WRITTEN EXERCISE
Retype the run of lines that opens with the line containing "Output the LaTeX" and closes with the line containing "minimum width=104pt, minimum", exactly and inclusively, but skip the pictures.

MATERIAL PROVIDED
--- --- ---

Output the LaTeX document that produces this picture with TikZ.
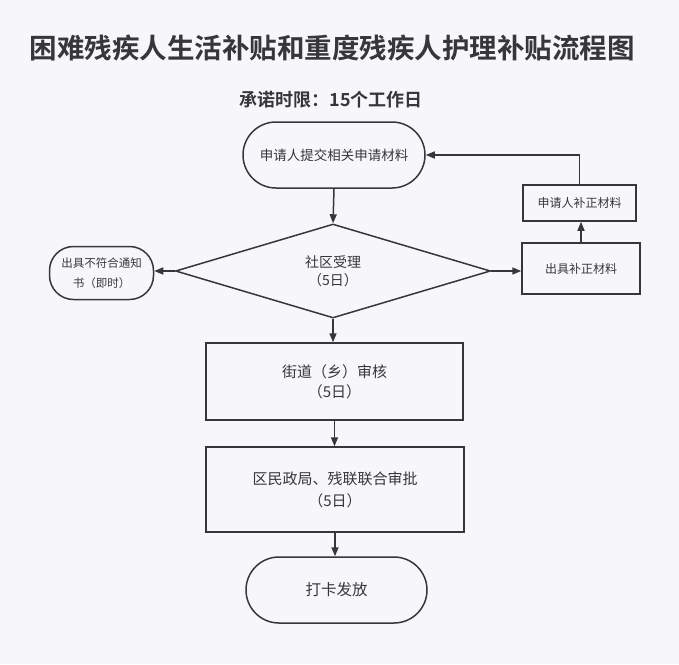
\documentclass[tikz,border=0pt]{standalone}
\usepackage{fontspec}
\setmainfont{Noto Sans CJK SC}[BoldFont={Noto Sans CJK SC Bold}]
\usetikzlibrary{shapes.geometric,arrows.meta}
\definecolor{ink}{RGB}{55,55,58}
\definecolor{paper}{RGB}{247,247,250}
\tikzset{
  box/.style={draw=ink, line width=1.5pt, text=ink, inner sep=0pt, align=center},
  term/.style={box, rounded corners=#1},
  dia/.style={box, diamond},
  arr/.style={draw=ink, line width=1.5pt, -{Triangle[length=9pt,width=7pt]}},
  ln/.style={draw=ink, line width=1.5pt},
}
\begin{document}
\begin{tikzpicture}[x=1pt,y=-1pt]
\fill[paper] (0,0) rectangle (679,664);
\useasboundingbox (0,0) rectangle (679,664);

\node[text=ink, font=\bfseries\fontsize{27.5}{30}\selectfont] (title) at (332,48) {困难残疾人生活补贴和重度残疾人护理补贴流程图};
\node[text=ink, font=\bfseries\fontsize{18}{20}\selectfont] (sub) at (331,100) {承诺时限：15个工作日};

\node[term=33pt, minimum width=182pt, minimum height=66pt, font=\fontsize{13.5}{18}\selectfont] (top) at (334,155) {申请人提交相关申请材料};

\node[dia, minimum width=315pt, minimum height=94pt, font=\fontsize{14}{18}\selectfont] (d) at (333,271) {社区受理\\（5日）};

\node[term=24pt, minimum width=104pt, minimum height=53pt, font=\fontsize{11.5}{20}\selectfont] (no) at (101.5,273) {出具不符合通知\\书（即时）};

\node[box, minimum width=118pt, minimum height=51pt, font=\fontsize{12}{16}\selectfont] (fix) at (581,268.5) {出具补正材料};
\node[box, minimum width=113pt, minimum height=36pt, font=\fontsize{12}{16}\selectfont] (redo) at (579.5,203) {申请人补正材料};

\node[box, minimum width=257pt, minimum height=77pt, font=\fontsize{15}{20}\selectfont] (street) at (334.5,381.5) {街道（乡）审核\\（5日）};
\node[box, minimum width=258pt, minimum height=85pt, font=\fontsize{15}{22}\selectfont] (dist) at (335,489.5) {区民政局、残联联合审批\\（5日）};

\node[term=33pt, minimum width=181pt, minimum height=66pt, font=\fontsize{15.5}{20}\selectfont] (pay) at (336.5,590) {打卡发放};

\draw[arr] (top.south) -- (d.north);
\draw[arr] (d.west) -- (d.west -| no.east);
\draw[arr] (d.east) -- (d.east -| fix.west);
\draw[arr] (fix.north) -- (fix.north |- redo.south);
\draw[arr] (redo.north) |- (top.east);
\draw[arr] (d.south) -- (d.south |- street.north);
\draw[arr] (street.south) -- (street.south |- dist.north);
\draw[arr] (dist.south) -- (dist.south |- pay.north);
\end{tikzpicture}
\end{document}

--- --- ---

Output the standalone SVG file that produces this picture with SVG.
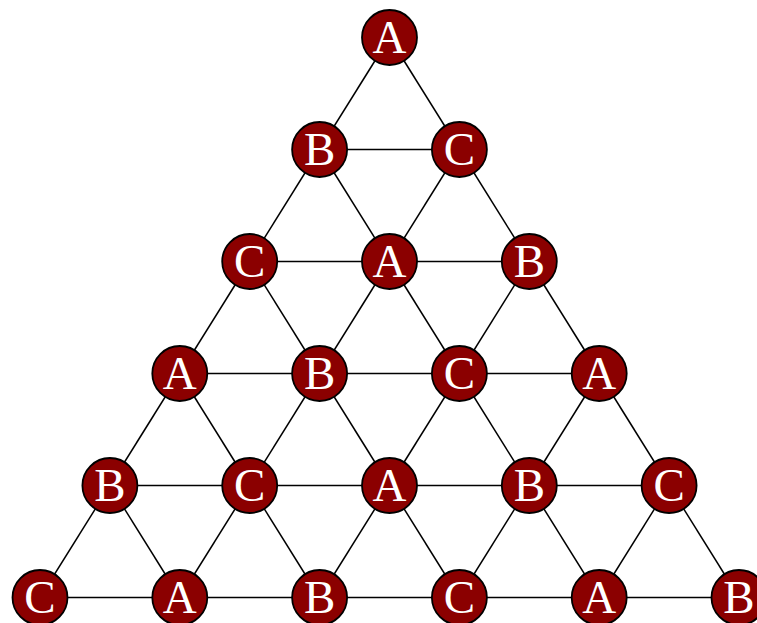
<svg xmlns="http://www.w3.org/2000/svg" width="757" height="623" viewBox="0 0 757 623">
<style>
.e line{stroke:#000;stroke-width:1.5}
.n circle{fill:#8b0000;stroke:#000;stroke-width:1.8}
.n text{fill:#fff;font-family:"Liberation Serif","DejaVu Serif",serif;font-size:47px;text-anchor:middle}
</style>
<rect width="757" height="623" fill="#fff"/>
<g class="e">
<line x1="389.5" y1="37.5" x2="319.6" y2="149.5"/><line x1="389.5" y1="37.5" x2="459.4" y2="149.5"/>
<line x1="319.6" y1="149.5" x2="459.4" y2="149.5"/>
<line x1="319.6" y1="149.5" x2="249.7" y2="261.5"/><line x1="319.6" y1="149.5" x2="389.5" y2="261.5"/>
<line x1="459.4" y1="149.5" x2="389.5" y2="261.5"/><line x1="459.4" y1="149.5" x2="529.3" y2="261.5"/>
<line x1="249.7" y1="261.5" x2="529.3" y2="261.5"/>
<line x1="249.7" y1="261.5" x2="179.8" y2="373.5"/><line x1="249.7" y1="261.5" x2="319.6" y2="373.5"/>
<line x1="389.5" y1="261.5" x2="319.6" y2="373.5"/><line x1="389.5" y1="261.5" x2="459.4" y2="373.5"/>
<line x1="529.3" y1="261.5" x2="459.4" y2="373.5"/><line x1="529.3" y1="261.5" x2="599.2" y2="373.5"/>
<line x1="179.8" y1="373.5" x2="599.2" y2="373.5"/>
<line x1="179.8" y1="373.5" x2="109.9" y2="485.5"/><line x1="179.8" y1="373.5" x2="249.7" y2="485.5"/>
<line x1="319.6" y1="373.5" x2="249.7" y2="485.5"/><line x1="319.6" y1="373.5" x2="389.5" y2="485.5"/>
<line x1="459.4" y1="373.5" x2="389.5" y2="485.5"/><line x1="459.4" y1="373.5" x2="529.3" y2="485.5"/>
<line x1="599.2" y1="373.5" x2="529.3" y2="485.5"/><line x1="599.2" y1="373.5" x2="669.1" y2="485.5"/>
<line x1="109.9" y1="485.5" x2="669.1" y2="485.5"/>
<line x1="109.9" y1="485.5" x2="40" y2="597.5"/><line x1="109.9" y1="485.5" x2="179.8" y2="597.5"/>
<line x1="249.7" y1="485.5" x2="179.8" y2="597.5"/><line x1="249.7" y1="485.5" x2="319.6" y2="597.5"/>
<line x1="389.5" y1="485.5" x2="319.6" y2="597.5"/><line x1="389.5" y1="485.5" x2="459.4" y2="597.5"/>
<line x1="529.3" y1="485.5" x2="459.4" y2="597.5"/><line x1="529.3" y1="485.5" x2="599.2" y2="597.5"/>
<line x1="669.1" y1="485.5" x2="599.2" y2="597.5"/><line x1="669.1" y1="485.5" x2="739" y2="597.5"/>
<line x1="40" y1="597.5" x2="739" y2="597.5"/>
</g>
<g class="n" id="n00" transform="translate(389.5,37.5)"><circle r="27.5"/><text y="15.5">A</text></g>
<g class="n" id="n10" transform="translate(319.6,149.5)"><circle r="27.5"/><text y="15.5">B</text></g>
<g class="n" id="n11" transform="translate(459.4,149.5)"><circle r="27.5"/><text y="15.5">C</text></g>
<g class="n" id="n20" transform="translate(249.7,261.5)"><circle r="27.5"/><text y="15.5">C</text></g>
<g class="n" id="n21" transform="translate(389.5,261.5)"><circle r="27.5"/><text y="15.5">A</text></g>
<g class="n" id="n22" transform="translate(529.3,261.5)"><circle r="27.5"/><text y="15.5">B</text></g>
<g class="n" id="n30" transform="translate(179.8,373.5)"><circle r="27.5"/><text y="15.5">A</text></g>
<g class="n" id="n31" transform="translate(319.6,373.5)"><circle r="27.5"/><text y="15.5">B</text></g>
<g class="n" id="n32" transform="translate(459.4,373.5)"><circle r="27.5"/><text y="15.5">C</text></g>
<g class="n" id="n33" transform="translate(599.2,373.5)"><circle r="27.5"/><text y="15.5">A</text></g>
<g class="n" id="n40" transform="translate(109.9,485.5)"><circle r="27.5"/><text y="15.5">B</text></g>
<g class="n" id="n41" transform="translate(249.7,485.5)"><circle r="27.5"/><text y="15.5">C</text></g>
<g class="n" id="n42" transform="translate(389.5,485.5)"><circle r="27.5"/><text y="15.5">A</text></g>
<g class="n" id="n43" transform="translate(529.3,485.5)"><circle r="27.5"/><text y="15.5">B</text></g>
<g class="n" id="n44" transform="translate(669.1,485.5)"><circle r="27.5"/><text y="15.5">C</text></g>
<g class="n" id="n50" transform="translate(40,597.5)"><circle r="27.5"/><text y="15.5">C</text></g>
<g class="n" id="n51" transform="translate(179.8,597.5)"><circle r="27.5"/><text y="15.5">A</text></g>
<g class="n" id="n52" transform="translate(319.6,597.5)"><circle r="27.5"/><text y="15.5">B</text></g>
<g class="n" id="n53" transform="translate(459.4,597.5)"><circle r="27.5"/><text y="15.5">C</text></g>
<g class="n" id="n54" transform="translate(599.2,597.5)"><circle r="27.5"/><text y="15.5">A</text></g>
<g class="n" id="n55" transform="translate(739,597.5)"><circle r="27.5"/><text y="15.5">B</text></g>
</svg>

--- --- ---

COMPLETE OUTPUT
Output the LaTeX document that produces this picture with TikZ.
\documentclass[tikz,border=0pt]{standalone}
\usepackage{fontspec}
\setmainfont{Noto Sans CJK SC}[BoldFont={Noto Sans CJK SC Bold}]
\usetikzlibrary{shapes.geometric,arrows.meta}
\definecolor{ink}{RGB}{55,55,58}
\definecolor{paper}{RGB}{247,247,250}
\tikzset{
  box/.style={draw=ink, line width=1.5pt, text=ink, inner sep=0pt, align=center},
  term/.style={box, rounded corners=#1},
  dia/.style={box, diamond},
  arr/.style={draw=ink, line width=1.5pt, -{Triangle[length=9pt,width=7pt]}},
  ln/.style={draw=ink, line width=1.5pt},
}
\begin{document}
\begin{tikzpicture}[x=1pt,y=-1pt]
\fill[paper] (0,0) rectangle (679,664);
\useasboundingbox (0,0) rectangle (679,664);

\node[text=ink, font=\bfseries\fontsize{27.5}{30}\selectfont] (title) at (332,48) {困难残疾人生活补贴和重度残疾人护理补贴流程图};
\node[text=ink, font=\bfseries\fontsize{18}{20}\selectfont] (sub) at (331,100) {承诺时限：15个工作日};

\node[term=33pt, minimum width=182pt, minimum height=66pt, font=\fontsize{13.5}{18}\selectfont] (top) at (334,155) {申请人提交相关申请材料};

\node[dia, minimum width=315pt, minimum height=94pt, font=\fontsize{14}{18}\selectfont] (d) at (333,271) {社区受理\\（5日）};

\node[term=24pt, minimum width=104pt, minimum height=53pt, font=\fontsize{11.5}{20}\selectfont] (no) at (101.5,273) {出具不符合通知\\书（即时）};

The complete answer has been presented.